The NFIB report goes on to say that the weak economy continues to put downward pressure on prices, concluding that widespread price cutting has contributed to small businesses’ sales declines. It seems clear to me that smaller retailers struggle to match the pricing power of their larger competitors.

The picture continues to be bleak on the hiring front, as well. Over the next three months, eight percent of small businesses plan to reduce employment (up one point), and 10 percent plan to create new jobs (down four points), yielding a seasonally adjusted net one percent of owners planning to create new jobs, unchanged from the May reading and positive for only the second time in 20 months. Since the third quarter of 2009, job creation plans have underperformed the recoveries from the other prior two deep recessions covered by the NFIB survey.

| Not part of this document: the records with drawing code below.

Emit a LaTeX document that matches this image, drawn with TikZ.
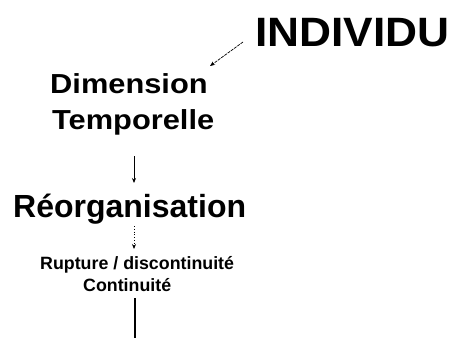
\documentclass[tikz,border=0pt]{standalone}
\usepackage{fontspec}
\setmainfont{Liberation Sans}
\usetikzlibrary{arrows.meta}
\tikzset{
  lbl/.style={anchor=base west, inner sep=0pt, font=\bfseries},
  conn/.style={line width=0.8pt, -{Stealth[length=5pt,width=4pt]}},
}
\begin{document}
\begin{tikzpicture}[x=1pt,y=-1pt]
\useasboundingbox (0,0) rectangle (454,338);
\node[lbl] (ind) at (255,46) {\fontsize{41}{44}\selectfont\scalebox{1.08}[1]{INDIVIDU}};
\node[lbl] (dim) at (50,93) {\fontsize{27.5}{30}\selectfont\scalebox{1.12}[1]{Dimension}};
\node[lbl] (tem) at (52,129) {\fontsize{27.5}{30}\selectfont\scalebox{1.12}[1]{Temporelle}};
\node[lbl] (reo) at (13,217) {\fontsize{32}{36}\selectfont Réorganisation};
\node[lbl] (rup) at (40,269) {\fontsize{17.8}{20}\selectfont Rupture / discontinuité};
\node[lbl] (con) at (83,291) {\fontsize{17.8}{20}\selectfont Continuité};
\coordinate (a1s) at (243,42);
\coordinate (a1e) at (210,66);
\coordinate (a2s) at (134,156);
\coordinate (a2e) at (134,183);
\coordinate (a3s) at (134,226);
\coordinate (a3e) at (134,249);
\coordinate (a4s) at (135,298);
\coordinate (a4e) at (135,338);
\draw[conn, line width=0.7pt, dash pattern=on 3pt off 1pt] (a1s) -- (a1e);
\draw[conn] (a2s) -- (a2e);
\draw[conn, dotted] (a3s) -- (a3e);
\draw[line width=1.6pt] (a4s) -- (a4e);
\end{tikzpicture}
\end{document}
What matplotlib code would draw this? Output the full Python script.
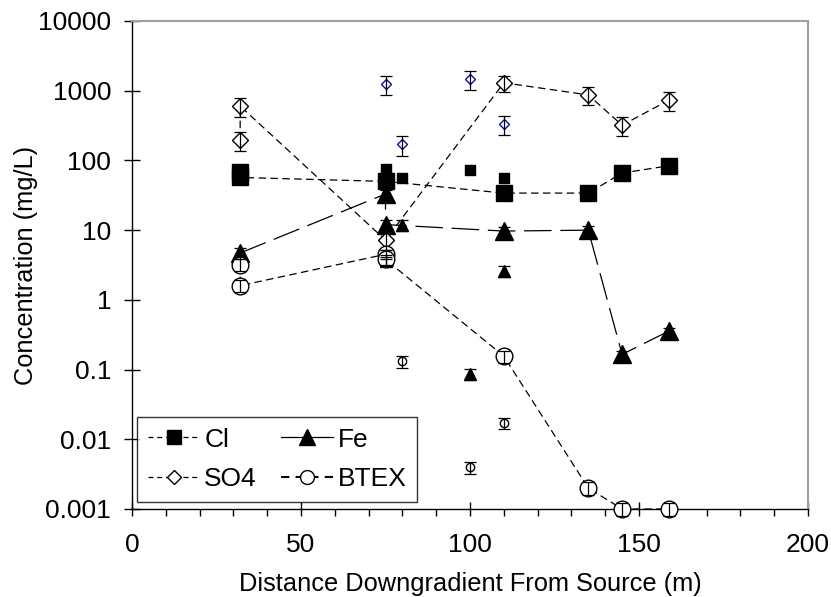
import matplotlib
matplotlib.use("Agg")
import matplotlib.pyplot as plt
from matplotlib.lines import Line2D
from matplotlib.ticker import FixedLocator, MultipleLocator, FixedFormatter

plt.rcParams['font.family'] = ['Liberation Sans', 'DejaVu Sans']

# ---- data ----
cl_x = [32, 32, 75, 110, 135, 145, 159]
cl_y = [68, 57, 50, 34, 34, 66, 84]
cl_pts_x = [75, 80, 100, 110]
cl_pts_y = [75, 56, 73, 56]

fe_x = [32, 75, 75, 110, 135, 145, 159]
fe_y = [4.7, 33, 12, 9.7, 10, 0.165, 0.36]
fe_err = [0.8, 5, 2, 1.5, 1.5, 0.02, 0.04]
fe_pts_x = [75, 80, 100, 110]
fe_pts_y = [3.6, 12, 0.086, 2.6]
fe_pts_err = [0.5, 2.2, 0.015, 0.45]

so4_x = [32, 32, 75, 110, 135, 145, 159]
so4_y = [196, 603, 7.2, 1300, 870, 320, 740]
so4_err = [60, 180, 2, 330, 250, 95, 220]
so4_pts_x = [75, 80, 100, 110]
so4_pts_y = [1250, 170, 1470, 330]
so4_pts_err = [380, 55, 450, 100]

btex_x = [32, 32, 75, 75, 110, 135, 145, 159]
btex_y = [3.2, 1.6, 4.5, 3.8, 0.156, 0.002, 0.001, 0.001]
btex_err = [0.6, 0.3, 0.7, 0.6, 0.03, 0.0004, 0.0002, 0.0002]
btex_pts_x = [80, 100, 110]
btex_pts_y = [0.132, 0.004, 0.017]
btex_pts_err = [0.025, 0.0008, 0.003]

xticks = [0, 50, 100, 150, 200]
yticks = [0.001, 0.01, 0.1, 1, 10, 100, 1000, 10000]
ytick_labels = ['0.001', '0.01', '0.1', '1', '10', '100', '1000', '10000']

fig = plt.figure(figsize=(8.31, 5.97), dpi=100)
ax = fig.add_axes([132/831, 1-509/597, 676/831, 488/597])

FS = 19
LFS = 18.3
lw = 0.9
dash_short = (6, 3.5)
dash_long = (22, 7)

ekw = dict(fmt='none', ecolor='black', elinewidth=0.9, capsize=4, capthick=0.9, zorder=4)

# Cl
ax.plot(cl_x, cl_y, color='black', lw=lw, dashes=dash_short, marker='s', ms=12,
        mfc='black', mec='black', zorder=3)
ax.plot(cl_pts_x, cl_pts_y, ls='none', marker='s', ms=7.5, mfc='black', mec='black', zorder=3)

# Fe
ax.plot(fe_x, fe_y, color='black', lw=lw, dashes=dash_long, marker='^', ms=12.5,
        mfc='black', mec='black', zorder=3)
ax.errorbar(fe_x, fe_y, yerr=fe_err, **ekw)
ax.plot(fe_pts_x, fe_pts_y, ls='none', marker='^', ms=8, mfc='black', mec='black', zorder=3)
ax.errorbar(fe_pts_x, fe_pts_y, yerr=fe_pts_err, **ekw)

# SO4
ax.plot(so4_x, so4_y, color='black', lw=lw, dashes=dash_short, marker='D', ms=8.6,
        mfc='white', mec='black', mew=1.0, zorder=3)
ax.errorbar(so4_x, so4_y, yerr=so4_err, **ekw)
ax.plot(so4_pts_x, so4_pts_y, ls='none', marker='D', ms=5.2, mfc='white', mec='#1010a0',
        mew=1.0, zorder=3)
ax.errorbar(so4_pts_x, so4_pts_y, yerr=so4_pts_err, **ekw)

# BTEX
ax.plot(btex_x, btex_y, color='black', lw=lw, dashes=dash_short, marker='o', ms=12,
        mfc='white', mec='black', mew=1.0, zorder=3, clip_on=False)
ax.errorbar(btex_x, btex_y, yerr=btex_err, clip_on=False, **ekw)
ax.plot(btex_pts_x, btex_pts_y, ls='none', marker='o', ms=6, mfc='white', mec='black',
        mew=1.0, zorder=3)
ax.errorbar(btex_pts_x, btex_pts_y, yerr=btex_pts_err, **ekw)

ax.set_yscale('log')
ax.set_xlim(0, 200)
ax.set_ylim(0.001, 10000)
ax.xaxis.set_major_locator(FixedLocator(xticks))
ax.xaxis.set_minor_locator(MultipleLocator(10))
ax.yaxis.set_major_locator(FixedLocator(yticks))
ax.yaxis.set_major_formatter(FixedFormatter(ytick_labels))
ax.yaxis.set_minor_locator(FixedLocator([]))

ax.tick_params(axis='both', which='major', direction='inout', length=12, width=1,
               labelsize=FS, colors='black')
ax.tick_params(axis='x', which='major', length=10, pad=12)
ax.tick_params(axis='y', which='major', pad=9)
ax.tick_params(axis='x', which='minor', direction='out', length=5, width=1)

for s in ['left', 'bottom']:
    ax.spines[s].set_color('black')
    ax.spines[s].set_linewidth(1)
for s in ['top', 'right']:
    ax.spines[s].set_color('#a0a0a0')
    ax.spines[s].set_linewidth(1.5)

ax.set_xlabel('Distance Downgradient From Source (m)', fontsize=LFS, labelpad=11)
ax.set_ylabel('Concentration (mg/L)', fontsize=LFS, labelpad=0)

handles = [
    Line2D([], [], color='black', lw=lw, dashes=(4, 3), marker='s', ms=10, mfc='black', mec='black'),
    Line2D([], [], color='black', lw=lw, dashes=(4, 3), marker='D', ms=7, mfc='white', mec='black'),
    Line2D([], [], color='black', lw=lw, marker='^', ms=11, mfc='black', mec='black'),
    Line2D([], [], color='black', lw=1.5, dashes=(4, 3), marker='o', ms=10, mfc='white', mec='black'),
]
labels = ['Cl', 'SO4', 'Fe', 'BTEX']
leg = ax.legend(handles, labels, ncol=2, loc='lower left', bbox_to_anchor=(0.0074, 0.0143),
                borderaxespad=0, fontsize=FS, fancybox=False, frameon=True, edgecolor='black',
                handlelength=2.0, handletextpad=0.15, columnspacing=0.9, labelspacing=0.6,
                borderpad=0.4)
leg.get_frame().set_linewidth(1)
leg.set_zorder(10)

fig.savefig('out.png', dpi=100, facecolor='white')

With the country’s unemployment rate continuing to stay stubbornly high at nearly 10%, and with small businesses having historically accounted for about two thirds of the new jobs in the country, it seems clear that the problems facing small businesses are hampering the country’s economic recovery. It’s almost a catch-22 situation. Without strengthened consumer demand, small businesses can’t justify hiring. But with unemployment high, consumer demand will remain sluggish.

In my blog post earlier this year, I pointed out that in an ultra-competitive environment such as we have today, it’s especially important that small businesses stay close to their customers and that one way to do that is by leveraging the power of social media. With the continued growth in consumers’ use of social networks, that advice I offered then would appear to be even more appropriate today:

“I think that using social networking to build communities of customers and then reaching out to them with relevant and frequent communications holds a lot of promise, especially for smaller retailers. They should be able to execute better than their larger competitors. For one thing, they don’t have to deal with the internal organizational bureaucracy and delays that can hinder many larger companies when deciding how CRM / social networking programs should be executed. And, the use of social networking offers significant opportunities to reduce marketing costs, which will help smaller retailers overcome the challenge of their larger competitors’ greater financial resources.”

So despite the difficult environment for smaller retailers, there are still opportunities for growth. It will require using their ability to be more nimble and flexible in responding to consumer demands, and social media offers a great way to do that.

At the same time, it seems to me critical that the administration begin to figure out ways to promote job growth among small businesses. Policies that encourage hiring need to be pursued and anything that raises costs avoided. The small business “engine of hiring” urgently needs to be primed.